= Relevant cost =

A relevant cost (also called avoidable cost or differential cost) is a cost that differs between alternatives being considered. In order for a cost to be a relevant cost it must be:
- Future
- Cash Flow
- Incremental

It is often important for businesses to distinguish between relevant and irrelevant costs when analyzing alternatives because erroneously considering irrelevant costs can lead to unsound business decisions. Also, ignoring irrelevant data in analysis can save time and effort.
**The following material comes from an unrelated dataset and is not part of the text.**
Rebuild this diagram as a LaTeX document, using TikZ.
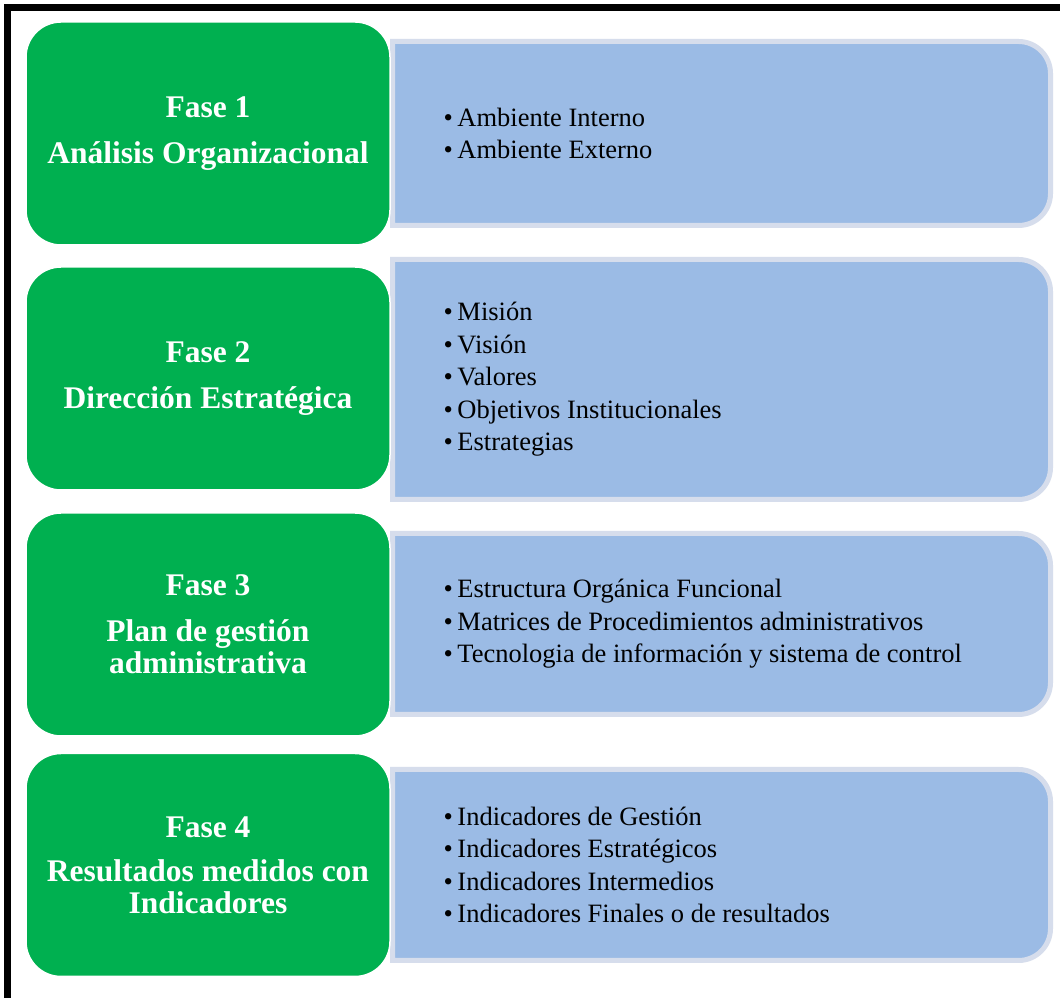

Types of irrelevant costs are:
- Sunk costs
- Committed costs
- Notional or Non cash costs (e.g depreciation and amortization)

== Example ==
A construction firm is in the middle of constructing an office building, having spent $1 million on it so far. It requires an additional $0.5 million to complete construction. Because of a downturn in the real estate market, the finished building will not fetch its original intended price, and is expected to sell for only $1.2 million. If, in deciding whether or not to continue construction, the $1 million sunk cost were incorrectly included in the analysis, the firm may conclude that it should abandon the project because it would be spending $1.5 million for a return of $1.2 million. However, the $1 million is an irrelevant cost, and should be excluded. Continuing the construction actually involves spending $0.5 million for a return of $1.2 million, which makes it the correct course of action.

A managerial accounting term for costs that are specific to management's decisions. The concept of relevant costs eliminates unnecessary data that could complicate the decision-making process.